What needs to be done ::
Reproduce the listing below word for word, with no pictures.

Supplied material ::
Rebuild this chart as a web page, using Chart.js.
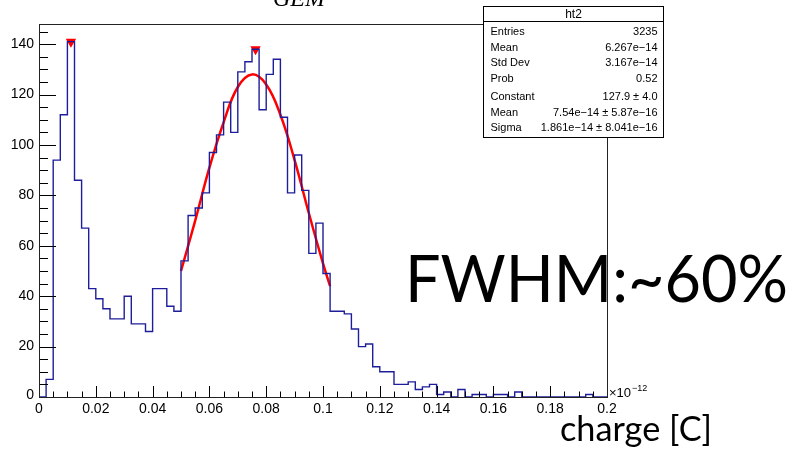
<!DOCTYPE html>
<html>
<head>
<meta charset="utf-8">
<script src="https://cdn.jsdelivr.net/npm/chart.js@4.4.1/dist/chart.umd.min.js"></script>
<style>
  html, body { margin: 0; padding: 0; background: #fff; }
  #wrap { width: 793px; height: 452px; }
</style>
</head>
<body>
<div id="wrap"><canvas id="c" width="793" height="452"></canvas></div>
<script>
// ht2: charge spectrum, 80 bins from 0 to 0.2 (x 1e-12 C)
const binWidth = 0.0025;
const counts = [
  0, 7, 94, 112, 141, 86, 67, 43, 39, 35,
  31, 31, 40, 29, 29, 26, 43, 43, 36, 34,
  54, 72, 75, 81, 97, 104, 117, 105, 129, 133,
  138, 114, 128, 134, 111, 81, 96, 82, 57, 69,
  49, 34, 34, 33, 27, 20, 21, 12, 10, 10,
  5, 5, 6, 3, 4, 5, 1, 2, 0, 3,
  0, 1, 1, 0, 1, 1, 0, 2, 0, 0,
  0, 0, 0, 0, 0, 0, 0, 1, 0, 0
];

// gaus fit curve as drawn on the plot
const fitX = [0.05, 0.055, 0.06, 0.065, 0.07, 0.075, 0.08, 0.085, 0.09, 0.095, 0.1, 0.1025];
const fitY = [50, 70, 91, 109, 123, 128, 124, 112, 94, 73, 53, 44];

// peak markers
const peakX = [0.01125, 0.07625];
const peakY = [141, 138];

const yTicks = [0, 20, 40, 60, 80, 100, 120, 140];
const xTicks = [0, 0.02, 0.04, 0.06, 0.08, 0.1, 0.12, 0.14, 0.16, 0.18, 0.2];
const xTickLabels = ['0', '0.02', '0.04', '0.06', '0.08', '0.1', '0.12', '0.14', '0.16', '0.18', '0.2'];

const statsTitle = 'ht2';
const statsRows = [
  ['Entries', '3235'],
  ['Mean', '6.267e\u221214'],
  ['Std Dev', '3.167e\u221214'],
  ['Prob', '0.52'],
  ['Constant', '127.9 \u00b1 4.0'],
  ['Mean', '7.54e\u221214 \u00b1 5.87e\u221216'],
  ['Sigma', '1.861e\u221214 \u00b1 8.041e\u221216']
];

// histogram as steps: one point per bin low edge, plus the upper edge
const histPoints = counts.map((c, i) => ({ x: i * binWidth, y: c }));
histPoints.push({ x: counts.length * binWidth, y: counts[counts.length - 1] });

const fitPoints = fitX.map((x, i) => ({ x: x, y: fitY[i] }));
const peakPoints = peakX.map((x, i) => ({ x: x, y: peakY[i] }));

const rootStyle = {
  id: 'rootStyle',
  afterDatasetsDraw(chart) {
    const { ctx, chartArea: a, scales: { x, y } } = chart;
    ctx.save();
    ctx.strokeStyle = '#000';
    ctx.lineWidth = 1;

    // ticks, drawn inward like ROOT
    ctx.beginPath();
    for (let i = 0; i <= 40; i++) {
      const v = i * 0.005;
      const px = Math.round(x.getPixelForValue(v)) + 0.5;
      const len = i % 4 === 0 ? 11 : 5.5;
      ctx.moveTo(px, a.bottom);
      ctx.lineTo(px, a.bottom - len);
    }
    for (let v = 0; v <= 145; v += 5) {
      const py = Math.round(y.getPixelForValue(v)) + 0.5;
      const len = v % 20 === 0 ? 17 : 9;
      ctx.moveTo(a.left, py);
      ctx.lineTo(a.left + len, py);
    }
    ctx.stroke();

    // frame
    ctx.strokeStyle = '#222';
    ctx.strokeRect(Math.round(a.left) + 0.5, Math.round(a.top) + 0.5,
      Math.round(a.right - a.left), Math.round(a.bottom - a.top));

    // tick labels
    ctx.fillStyle = '#000';
    ctx.font = '14px "Liberation Sans", Arial, sans-serif';
    ctx.textAlign = 'right';
    ctx.textBaseline = 'middle';
    yTicks.forEach(v => {
      ctx.fillText(String(v), a.left - 5, y.getPixelForValue(v) - (v === 0 ? 2 : 0));
    });
    ctx.textAlign = 'center';
    ctx.textBaseline = 'alphabetic';
    xTicks.forEach((v, i) => {
      ctx.fillText(xTickLabels[i], x.getPixelForValue(v), a.bottom + 16);
    });

    // exponent
    ctx.textAlign = 'left';
    ctx.font = '13px "Liberation Sans", Arial, sans-serif';
    ctx.fillText('\u00d710', a.right + 2, a.bottom);
    ctx.font = '9px "Liberation Sans", Arial, sans-serif';
    ctx.fillText('\u221212', a.right + 25, a.bottom - 6);

    // stats box
    const bx = 483.5, by = 6.5, bw = 180, bh = 131;
    ctx.fillStyle = '#fff';
    ctx.fillRect(bx, by, bw, bh);
    ctx.strokeStyle = '#000';
    ctx.strokeRect(bx, by, bw, bh);
    ctx.beginPath();
    ctx.moveTo(bx, 21.5);
    ctx.lineTo(bx + bw, 21.5);
    ctx.stroke();
    ctx.fillStyle = '#000';
    ctx.font = '12px "Liberation Sans", Arial, sans-serif';
    ctx.textAlign = 'center';
    ctx.textBaseline = 'middle';
    ctx.fillText(statsTitle, bx + bw / 2, 14.5);
    ctx.font = '11px "Liberation Sans", Arial, sans-serif';
    const rowY = [32, 48, 63, 79, 97, 113, 128];
    statsRows.forEach((r, i) => {
      ctx.textAlign = 'left';
      ctx.fillText(r[0], bx + 7, rowY[i]);
      ctx.textAlign = 'right';
      ctx.fillText(r[1], bx + bw - 6, rowY[i]);
    });

    // title, mostly cut off at the top edge
    ctx.textAlign = 'left';
    ctx.textBaseline = 'alphabetic';
    ctx.font = 'italic 24px "Liberation Serif", "DejaVu Serif", serif';
    ctx.fillText('GEM', 273, 6);

    // annotations pasted over the plot
    const fitText = (txt, left, right, base, size) => {
      ctx.font = size + 'px Lato, "Open Sans", sans-serif';
      const w = ctx.measureText(txt).width;
      ctx.save();
      ctx.translate(left, base);
      ctx.scale((right - left) / w, 1);
      ctx.fillText(txt, 0, 0);
      ctx.restore();
    };
    fitText('FWHM:~60%', 405, 788, 302, 66);
    fitText('charge [C]', 560, 712, 441, 34);

    ctx.restore();
  }
};

new Chart(document.getElementById('c'), {
  type: 'line',
  data: {
    datasets: [{
      label: 'ht2',
      data: histPoints,
      stepped: true,
      borderColor: '#1e1e9c',
      borderWidth: 1.4,
      pointRadius: 0,
      fill: false
    }, {
      label: 'gaus',
      data: fitPoints,
      borderColor: '#ff0000',
      borderWidth: 2.5,
      tension: 0.4,
      pointRadius: 0,
      fill: false
    }, {
      label: 'peaks',
      data: peakPoints,
      showLine: false,
      pointStyle: 'triangle',
      rotation: 180,
      pointRadius: 6,
      pointBackgroundColor: '#ff0000',
      pointBorderColor: '#ff0000',
      borderWidth: 0
    }]
  },
  options: {
    responsive: false,
    animation: false,
    layout: { padding: { left: 39, top: 24, right: 186, bottom: 55 } },
    plugins: {
      legend: { display: false },
      tooltip: { enabled: false }
    },
    scales: {
      x: { type: 'linear', min: 0, max: 0.2, display: false },
      y: { min: 0, max: 148, display: false }
    }
  },
  plugins: [rootStyle]
});
</script>
</body>
</html>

Expected answer ::
Rebuild this chart as a web page, using Chart.js.
<!DOCTYPE html>
<html>
<head>
<meta charset="utf-8">
<script src="https://cdn.jsdelivr.net/npm/chart.js@4.4.1/dist/chart.umd.min.js"></script>
<style>
  html, body { margin: 0; padding: 0; background: #fff; }
  #wrap { width: 793px; height: 452px; }
</style>
</head>
<body>
<div id="wrap"><canvas id="c" width="793" height="452"></canvas></div>
<script>
// ht2: charge spectrum, 80 bins from 0 to 0.2 (x 1e-12 C)
const binWidth = 0.0025;
const counts = [
  0, 7, 94, 112, 141, 86, 67, 43, 39, 35,
  31, 31, 40, 29, 29, 26, 43, 43, 36, 34,
  54, 72, 75, 81, 97, 104, 117, 105, 129, 133,
  138, 114, 128, 134, 111, 81, 96, 82, 57, 69,
  49, 34, 34, 33, 27, 20, 21, 12, 10, 10,
  5, 5, 6, 3, 4, 5, 1, 2, 0, 3,
  0, 1, 1, 0, 1, 1, 0, 2, 0, 0,
  0, 0, 0, 0, 0, 0, 0, 1, 0, 0
];

// gaus fit curve as drawn on the plot
const fitX = [0.05, 0.055, 0.06, 0.065, 0.07, 0.075, 0.08, 0.085, 0.09, 0.095, 0.1, 0.1025];
const fitY = [50, 70, 91, 109, 123, 128, 124, 112, 94, 73, 53, 44];

// peak markers
const peakX = [0.01125, 0.07625];
const peakY = [141, 138];

const yTicks = [0, 20, 40, 60, 80, 100, 120, 140];
const xTicks = [0, 0.02, 0.04, 0.06, 0.08, 0.1, 0.12, 0.14, 0.16, 0.18, 0.2];
const xTickLabels = ['0', '0.02', '0.04', '0.06', '0.08', '0.1', '0.12', '0.14', '0.16', '0.18', '0.2'];

const statsTitle = 'ht2';
const statsRows = [
  ['Entries', '3235'],
  ['Mean', '6.267e\u221214'],
  ['Std Dev', '3.167e\u221214'],
  ['Prob', '0.52'],
  ['Constant', '127.9 \u00b1 4.0'],
  ['Mean', '7.54e\u221214 \u00b1 5.87e\u221216'],
  ['Sigma', '1.861e\u221214 \u00b1 8.041e\u221216']
];

// histogram as steps: one point per bin low edge, plus the upper edge
const histPoints = counts.map((c, i) => ({ x: i * binWidth, y: c }));
histPoints.push({ x: counts.length * binWidth, y: counts[counts.length - 1] });

const fitPoints = fitX.map((x, i) => ({ x: x, y: fitY[i] }));
const peakPoints = peakX.map((x, i) => ({ x: x, y: peakY[i] }));

const rootStyle = {
  id: 'rootStyle',
  afterDatasetsDraw(chart) {
    const { ctx, chartArea: a, scales: { x, y } } = chart;
    ctx.save();
    ctx.strokeStyle = '#000';
    ctx.lineWidth = 1;

    // ticks, drawn inward like ROOT
    ctx.beginPath();
    for (let i = 0; i <= 40; i++) {
      const v = i * 0.005;
      const px = Math.round(x.getPixelForValue(v)) + 0.5;
      const len = i % 4 === 0 ? 11 : 5.5;
      ctx.moveTo(px, a.bottom);
      ctx.lineTo(px, a.bottom - len);
    }
    for (let v = 0; v <= 145; v += 5) {
      const py = Math.round(y.getPixelForValue(v)) + 0.5;
      const len = v % 20 === 0 ? 17 : 9;
      ctx.moveTo(a.left, py);
      ctx.lineTo(a.left + len, py);
    }
    ctx.stroke();

    // frame
    ctx.strokeStyle = '#222';
    ctx.strokeRect(Math.round(a.left) + 0.5, Math.round(a.top) + 0.5,
      Math.round(a.right - a.left), Math.round(a.bottom - a.top));

    // tick labels
    ctx.fillStyle = '#000';
    ctx.font = '14px "Liberation Sans", Arial, sans-serif';
    ctx.textAlign = 'right';
    ctx.textBaseline = 'middle';
    yTicks.forEach(v => {
      ctx.fillText(String(v), a.left - 5, y.getPixelForValue(v) - (v === 0 ? 2 : 0));
    });
    ctx.textAlign = 'center';
    ctx.textBaseline = 'alphabetic';
    xTicks.forEach((v, i) => {
      ctx.fillText(xTickLabels[i], x.getPixelForValue(v), a.bottom + 16);
    });

    // exponent
    ctx.textAlign = 'left';
    ctx.font = '13px "Liberation Sans", Arial, sans-serif';
    ctx.fillText('\u00d710', a.right + 2, a.bottom);
    ctx.font = '9px "Liberation Sans", Arial, sans-serif';
    ctx.fillText('\u221212', a.right + 25, a.bottom - 6);

    // stats box
    const bx = 483.5, by = 6.5, bw = 180, bh = 131;
    ctx.fillStyle = '#fff';
    ctx.fillRect(bx, by, bw, bh);
    ctx.strokeStyle = '#000';
    ctx.strokeRect(bx, by, bw, bh);
    ctx.beginPath();
    ctx.moveTo(bx, 21.5);
    ctx.lineTo(bx + bw, 21.5);
    ctx.stroke();
    ctx.fillStyle = '#000';
    ctx.font = '12px "Liberation Sans", Arial, sans-serif';
    ctx.textAlign = 'center';
    ctx.textBaseline = 'middle';
    ctx.fillText(statsTitle, bx + bw / 2, 14.5);
    ctx.font = '11px "Liberation Sans", Arial, sans-serif';
    const rowY = [32, 48, 63, 79, 97, 113, 128];
    statsRows.forEach((r, i) => {
      ctx.textAlign = 'left';
      ctx.fillText(r[0], bx + 7, rowY[i]);
      ctx.textAlign = 'right';
      ctx.fillText(r[1], bx + bw - 6, rowY[i]);
    });

    // title, mostly cut off at the top edge
    ctx.textAlign = 'left';
    ctx.textBaseline = 'alphabetic';
    ctx.font = 'italic 24px "Liberation Serif", "DejaVu Serif", serif';
    ctx.fillText('GEM', 273, 6);

    // annotations pasted over the plot
    const fitText = (txt, left, right, base, size) => {
      ctx.font = size + 'px Lato, "Open Sans", sans-serif';
      const w = ctx.measureText(txt).width;
      ctx.save();
      ctx.translate(left, base);
      ctx.scale((right - left) / w, 1);
      ctx.fillText(txt, 0, 0);
      ctx.restore();
    };
    fitText('FWHM:~60%', 405, 788, 302, 66);
    fitText('charge [C]', 560, 712, 441, 34);

    ctx.restore();
  }
};

new Chart(document.getElementById('c'), {
  type: 'line',
  data: {
    datasets: [{
      label: 'ht2',
      data: histPoints,
      stepped: true,
      borderColor: '#1e1e9c',
      borderWidth: 1.4,
      pointRadius: 0,
      fill: false
    }, {
      label: 'gaus',
      data: fitPoints,
      borderColor: '#ff0000',
      borderWidth: 2.5,
      tension: 0.4,
      pointRadius: 0,
      fill: false
    }, {
      label: 'peaks',
      data: peakPoints,
      showLine: false,
      pointStyle: 'triangle',
      rotation: 180,
      pointRadius: 6,
      pointBackgroundColor: '#ff0000',
      pointBorderColor: '#ff0000',
      borderWidth: 0
    }]
  },
  options: {
    responsive: false,
    animation: false,
    layout: { padding: { left: 39, top: 24, right: 186, bottom: 55 } },
    plugins: {
      legend: { display: false },
      tooltip: { enabled: false }
    },
    scales: {
      x: { type: 'linear', min: 0, max: 0.2, display: false },
      y: { min: 0, max: 148, display: false }
    }
  },
  plugins: [rootStyle]
});
</script>
</body>
</html>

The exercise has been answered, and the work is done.